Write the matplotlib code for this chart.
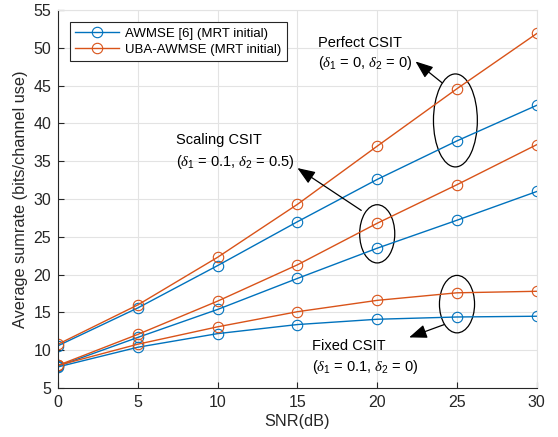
import matplotlib
matplotlib.use('Agg')
import matplotlib.pyplot as plt
from matplotlib.patches import Ellipse

plt.rcParams['font.family'] = ['Liberation Sans', 'DejaVu Sans']
plt.rcParams['mathtext.fontset'] = 'custom'
plt.rcParams['mathtext.it'] = 'Liberation Serif:italic'
plt.rcParams['mathtext.rm'] = 'Liberation Sans'

# 数据
snr = [0, 5, 10, 15, 20, 25, 30]
perfect_awmse = [10.6, 15.6, 21.2, 27.0, 32.6, 37.7, 42.4]
perfect_uba = [10.8, 16.0, 22.3, 29.3, 37.0, 44.6, 51.9]
scaling_awmse = [7.9, 11.7, 15.4, 19.5, 23.5, 27.2, 31.0]
scaling_uba = [8.0, 12.1, 16.5, 21.3, 26.8, 31.9, 37.2]
fixed_awmse = [7.8, 10.4, 12.2, 13.4, 14.1, 14.4, 14.5]
fixed_uba = [8.0, 10.8, 13.1, 15.1, 16.6, 17.6, 17.8]

blue = '#0072BD'
orange = '#D95319'

fig = plt.figure(figsize=(5.58, 4.37), dpi=100)
ax = fig.add_axes([0.104, 0.112, 0.858, 0.865])

mk = dict(marker='o', markersize=7.5, markerfacecolor='none', linewidth=1.0, markeredgewidth=0.8)
ax.plot(snr, perfect_awmse, color=blue, label='AWMSE [6] (MRT initial)', **mk)
ax.plot(snr, perfect_uba, color=orange, label='UBA-AWMSE (MRT initial)', **mk)
ax.plot(snr, scaling_awmse, color=blue, **mk)
ax.plot(snr, scaling_uba, color=orange, **mk)
ax.plot(snr, fixed_awmse, color=blue, **mk)
ax.plot(snr, fixed_uba, color=orange, **mk)

ax.set_xlim(0, 30)
ax.set_ylim(5, 55)
ax.set_xticks(range(0, 31, 5))
ax.set_yticks(range(5, 56, 5))
ax.grid(True, color='#e3e3e3', linewidth=0.8)
ax.set_axisbelow(True)
ax.tick_params(direction='in', labelsize=11.5, colors='#262626', length=4, pad=5)
for s in ['top', 'right']:
    ax.spines[s].set_color('#e3e3e3')
for s in ['left', 'bottom']:
    ax.spines[s].set_color('#262626')
ax.set_xlabel('SNR(dB)', fontsize=11.7, color='#262626', labelpad=3)
ax.set_ylabel('Average sumrate (bits/channel use)', fontsize=11.7, color='#262626', labelpad=4)

leg = ax.legend(loc='upper left', bbox_to_anchor=(0.025, 0.968), borderaxespad=0,
                fontsize=9.5, fancybox=False, edgecolor='#262626', framealpha=1,
                borderpad=0.4, handlelength=3.3, handletextpad=0.5, labelspacing=0.3)
leg.get_frame().set_linewidth(0.8)

# 椭圆标注
ax.add_patch(Ellipse((24.9, 40.4), 2.75, 12.3, fill=False, color='k', linewidth=0.9))
ax.add_patch(Ellipse((20.0, 25.4), 2.2, 7.7, fill=False, color='k', linewidth=0.9))
ax.add_patch(Ellipse((25.0, 16.1), 2.2, 7.6, fill=False, color='k', linewidth=0.9))

arrow = dict(arrowstyle='-|>,head_length=0.9,head_width=0.35', color='k', linewidth=0.9,
             shrinkA=0, shrinkB=0, mutation_scale=12)
ax.annotate('', xy=(22.4, 48.2), xytext=(24.05, 45.4), arrowprops=arrow)
ax.annotate('', xy=(15.0, 34.1), xytext=(19.0, 28.5), arrowprops=arrow)
ax.annotate('', xy=(22.0, 11.7), xytext=(24.2, 13.4), arrowprops=arrow)

tk = dict(fontsize=10.5, color='k', va='center', ha='left')
ax.text(16.3, 50.6, 'Perfect CSIT', **tk)
ax.text(16.3, 48.0, r'($\delta_1$ = 0, $\delta_2$ = 0)', **tk)
ax.text(7.4, 37.8, 'Scaling CSIT', **tk)
ax.text(7.4, 34.9, r'($\delta_1$ = 0.1, $\delta_2$ = 0.5)', **tk)
ax.text(15.9, 10.5, 'Fixed CSIT', **tk)
ax.text(15.9, 7.8, r'($\delta_1$ = 0.1, $\delta_2$ = 0)', **tk)

fig.savefig('out.png', dpi=100)
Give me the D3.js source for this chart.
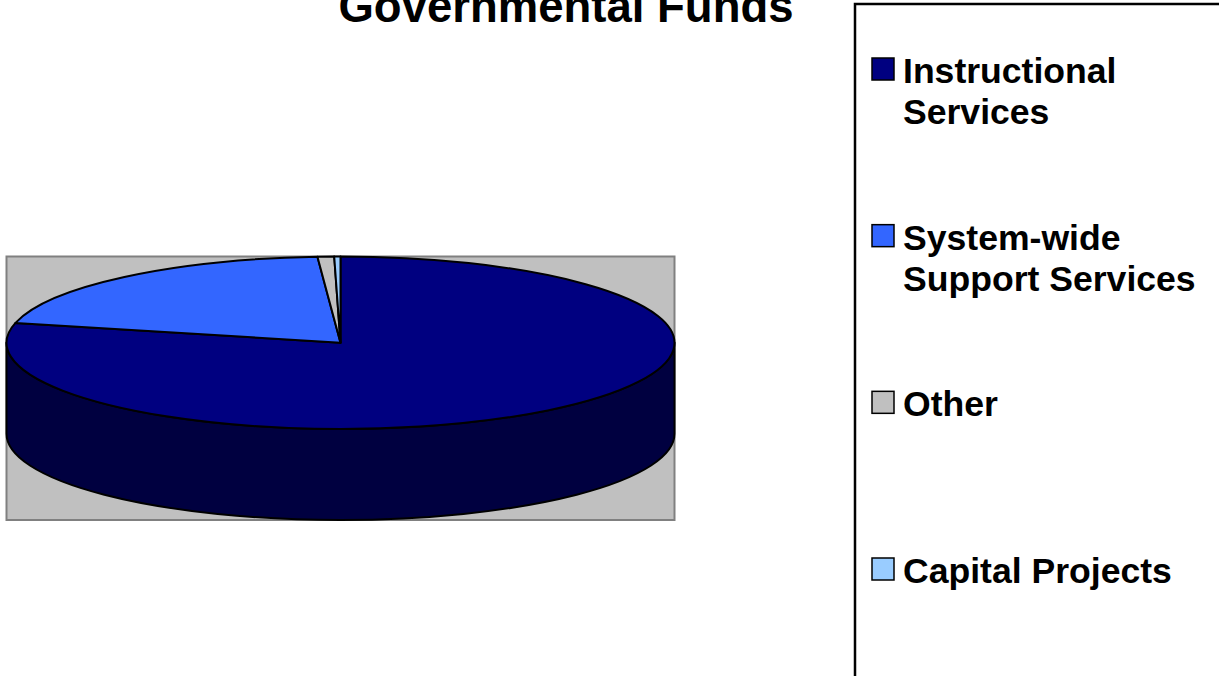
<!DOCTYPE html>
<html>
<head>
<meta charset="utf-8">
<script src="https://cdn.jsdelivr.net/npm/d3@7"></script>
<style>
  html, body { margin: 0; padding: 0; background: #fff; }
  svg { display: block; }
</style>
</head>
<body>
<script>
// 3D pie - expenditures, governmental funds
const categories = ["Instructional Services", "System-wide Support Services", "Other", "Capital Projects"];
const labelLines = [["Instructional", "Services"], ["System-wide", "Support Services"], ["Other"], ["Capital Projects"]];
const values = [78.7, 20.2, 0.8, 0.3];
const topColors = ["#000080", "#3366FF", "#C0C0C0", "#99CCFF"];
const sideColors = ["#000040", "#1A3380", "#606060", "#4D6680"];
const title = "Governmental Funds";

let width = 1219
let height = 676
let cx = 340.5, cy = 342.75
let rx = 334, ry = 86.25
let depth = 91

let fill = d3.scaleOrdinal().domain(categories).range(topColors)
let sideFill = d3.scaleOrdinal().domain(categories).range(sideColors)

let pie = d3.pie().sort(null).value(d => d.value)
let slices = pie(categories.map((c, i) => ({name: c, value: values[i]})))

// ellipse point for an angle (0 = 12 o'clock, clockwise)
function pt(a, dy = 0) {
  return [cx + rx * Math.sin(a), cy - ry * Math.cos(a) + dy]
}

function topPath(d) {
  let p0 = pt(d.startAngle), p1 = pt(d.endAngle)
  let large = d.endAngle - d.startAngle > Math.PI ? 1 : 0
  return `M${cx},${cy}L${p0}A${rx},${ry} 0 ${large} 1 ${p1}Z`
}

function sidePath(d) {
  let s = Math.max(d.startAngle, Math.PI / 2)
  let e = Math.min(d.endAngle, Math.PI * 1.5)
  if (e <= s) return null
  let large = e - s > Math.PI ? 1 : 0
  return `M${pt(s)}A${rx},${ry} 0 ${large} 1 ${pt(e)}L${pt(e, depth)}A${rx},${ry} 0 ${large} 0 ${pt(s, depth)}Z`
}

let svg = d3.select("body").append("svg")
  .attr("width", width)
  .attr("height", height)

// plot area
svg.append("rect")
  .attr("x", cx - rx).attr("y", cy - ry)
  .attr("width", rx * 2).attr("height", ry * 2 + depth)
  .attr("fill", "#C0C0C0")
  .attr("stroke", "#808080")
  .attr("stroke-width", 2)

svg.append("g").selectAll("path")
  .data(slices.filter(d => sidePath(d)))
  .join("path")
  .attr("d", sidePath)
  .attr("fill", d => sideFill(d.data.name))
  .attr("stroke", "#000")
  .attr("stroke-width", 2)
  .attr("stroke-linejoin", "round")

svg.append("g").selectAll("path")
  .data(slices)
  .join("path")
  .attr("d", topPath)
  .attr("fill", d => fill(d.data.name))
  .attr("stroke", "#000")
  .attr("stroke-width", 2)
  .attr("stroke-linejoin", "round")

svg.append("text")
  .attr("x", 566).attr("y", 22)
  .attr("text-anchor", "middle")
  .attr("font-family", "'Liberation Sans', Arial, sans-serif")
  .attr("font-weight", "bold")
  .attr("font-size", 45.5)
  .text(title)

// legend
svg.append("rect")
  .attr("x", 855).attr("y", 4)
  .attr("width", 420).attr("height", 720)
  .attr("fill", "#fff")
  .attr("stroke", "#000")
  .attr("stroke-width", 2.5)

let ly = d3.scaleLinear().domain([0, categories.length - 1]).range([83, 583])

let items = svg.append("g").selectAll("g")
  .data(categories)
  .join("g")
  .attr("transform", (d, i) => `translate(0,${ly(i)})`)

items.append("rect")
  .attr("x", 872).attr("y", -25)
  .attr("width", 22).attr("height", 22)
  .attr("fill", d => fill(d))
  .attr("stroke", "#000")
  .attr("stroke-width", 1.5)

items.append("text")
  .attr("font-family", "'Liberation Sans', Arial, sans-serif")
  .attr("font-weight", "bold")
  .attr("font-size", 35.6)
  .selectAll("tspan")
  .data((d, i) => labelLines[i])
  .join("tspan")
  .attr("x", 903)
  .attr("y", (d, j) => j * 41)
  .text(d => d)
</script>
</body>
</html>
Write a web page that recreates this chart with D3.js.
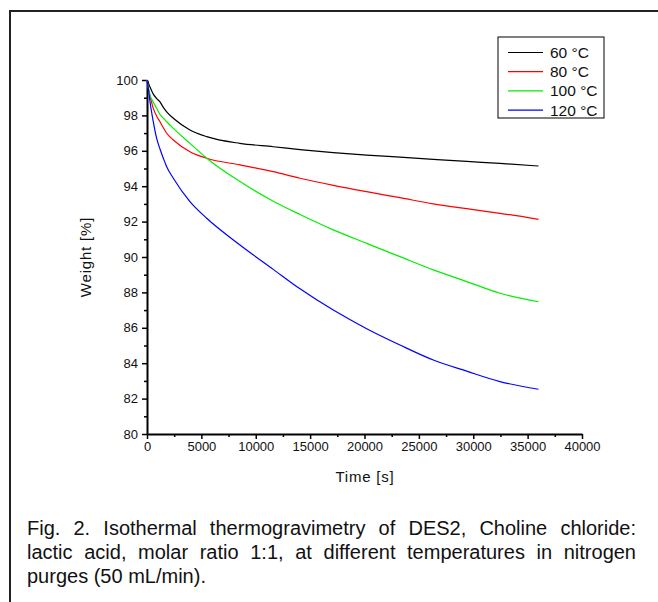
<!DOCTYPE html>
<html>
<head>
<title>Isothermal TGA</title>
<style>
  body { margin: 0; background: #fff; }
  .frame { position: absolute; left: 9px; top: 10px; width: 700px; height: 700px; border-left: 2px solid #222; border-top: 2px solid #222; }
  .caption { position: absolute; left: 27px; top: 516px; width: 609px; font: 20px "Liberation Sans", Arial, sans-serif; line-height: 24px; color: #111; }
  .caption .j { text-align: justify; text-align-last: justify; }
  .axis text { font: 13px "Liberation Sans", Arial, sans-serif; fill: #111; }
  .axis path, .axis line { stroke: #000; }
  .lbl { font: 15px "Liberation Sans", Arial, sans-serif; fill: #111; letter-spacing: 0.8px; }
  .leg { font: 15.5px "Liberation Sans", Arial, sans-serif; fill: #111; }
</style>
<script src="https://d3js.org/d3.v7.min.js"></script>
</head>
<body>
<div class="frame"></div>
<svg width="658" height="602" style="position:absolute;left:0;top:0"></svg>
<div class="caption">
  <div class="j">Fig. 2. Isothermal thermogravimetry of DES2, Choline chloride:</div>
  <div class="j">lactic acid, molar ratio 1:1, at different temperatures in nitrogen</div>
  <div>purges (50 mL/min).</div>
</div>

<script>
// time points in seconds
var times = [0, 120, 276, 580, 890, 1195, 1500, 1810, 2420, 3950, 5490, 8550, 11610, 14070, 17130, 20200, 23260, 26330, 29400, 32460, 36000];

// weight [%]
var w60  = [100, 99.85, 99.6, 99.2, 98.95, 98.77, 98.45, 98.2, 97.84, 97.18, 96.80, 96.42, 96.23, 96.07, 95.90, 95.76, 95.64, 95.52, 95.40, 95.29, 95.14];
var w80  = [100, 99.5, 99.1, 98.4, 97.95, 97.64, 97.3, 96.99, 96.61, 95.95, 95.58, 95.20, 94.82, 94.45, 94.05, 93.69, 93.35, 93.00, 92.73, 92.47, 92.13];
var w100 = [100, 99.6, 99.15, 98.75, 98.4, 98.05, 97.85, 97.64, 97.27, 96.42, 95.58, 94.26, 93.15, 92.4, 91.53, 90.77, 90.02, 89.27, 88.61, 87.95, 87.47];
var w120 = [100, 99.53, 98.77, 97.64, 96.7, 96.1, 95.58, 95.1, 94.45, 93.13, 92.19, 90.68, 89.3, 88.2, 87.0, 85.95, 85.03, 84.18, 83.55, 82.96, 82.53];

var seriesNames = ["60 °C", "80 °C", "100 °C", "120 °C"];
var seriesColors = ["#000000", "#ff0000", "#00ee00", "#0000ff"];
var xTicks = [0, 5000, 10000, 15000, 20000, 25000, 30000, 35000, 40000];
var yTicks = [80, 82, 84, 86, 88, 90, 92, 94, 96, 98, 100];

var svg = d3.select("svg");
var x = d3.scaleLinear().domain([0, 40000]).range([147, 582]);
var y = d3.scaleLinear().domain([80, 100]).range([434, 80]);

// minor ticks
svg.append("g").attr("class", "axis").attr("transform", "translate(0,434)")
  .call(d3.axisBottom(x).tickValues(d3.range(2500, 40000, 5000)).tickSize(3).tickFormat(""))
  .call(function(g) { g.select(".domain").remove(); g.selectAll("line").attr("stroke-width", 1.5); });
svg.append("g").attr("class", "axis").attr("transform", "translate(147,0)")
  .call(d3.axisLeft(y).tickValues(d3.range(81, 100, 2)).tickSize(3).tickFormat(""))
  .call(function(g) { g.select(".domain").remove(); g.selectAll("line").attr("stroke-width", 1.5); });

var xAxis = svg.append("g").attr("class", "axis").attr("transform", "translate(0,434)")
  .call(d3.axisBottom(x).tickValues(xTicks).tickFormat(d3.format("d")).tickSize(5).tickSizeOuter(0).tickPadding(3));
xAxis.select(".domain").attr("stroke-width", 2);
xAxis.selectAll("line").attr("stroke-width", 1.5);

var yAxis = svg.append("g").attr("class", "axis").attr("transform", "translate(147,0)")
  .call(d3.axisLeft(y).tickValues(yTicks).tickSize(5).tickSizeOuter(0).tickPadding(4));
yAxis.select(".domain").attr("stroke-width", 2);
yAxis.selectAll("line").attr("stroke-width", 1.5);

svg.append("text").attr("class", "lbl").attr("x", 365).attr("y", 482)
  .attr("text-anchor", "middle").text("Time [s]");
svg.append("text").attr("class", "lbl")
  .attr("transform", "translate(91,257) rotate(-90)")
  .attr("text-anchor", "middle").text("Weight [%]");

var line = d3.line()
  .x(function(d) { return x(d[0]); })
  .y(function(d) { return y(d[1]); })
  .curve(d3.curveMonotoneX);

var allSeries = [w60, w80, w100, w120];
allSeries.forEach(function(vals, i) {
  svg.append("path")
    .datum(times.map(function(t, k) { return [t, vals[k]]; }))
    .attr("fill", "none")
    .attr("stroke", seriesColors[i])
    .attr("stroke-width", 1.2)
    .attr("d", line);
});

// legend
var leg = svg.append("g").attr("transform", "translate(498,37)");
leg.append("rect").attr("width", 106).attr("height", 81)
  .attr("fill", "#fff").attr("stroke", "#000").attr("stroke-width", 1);
seriesNames.forEach(function(n, i) {
  var yy = 15.5 + i * 19.2;
  leg.append("line").attr("x1", 10).attr("x2", 45).attr("y1", yy).attr("y2", yy)
    .attr("stroke", seriesColors[i]).attr("stroke-width", 1.2);
  leg.append("text").attr("class", "leg").attr("x", 52).attr("y", yy + 5.5).text(n);
});
</script>
</body>
</html>
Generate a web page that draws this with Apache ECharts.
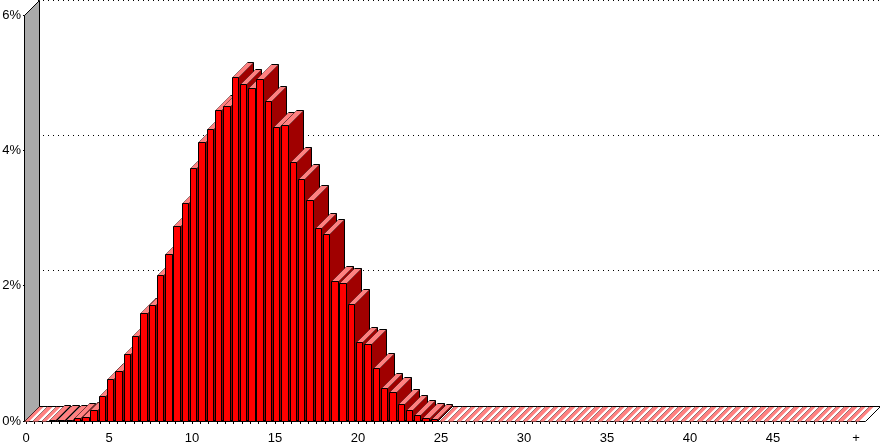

※ ※ ※

__Exercise instructions__.
Report only how many lines of the listing hold the word "with".

__Reply__.
2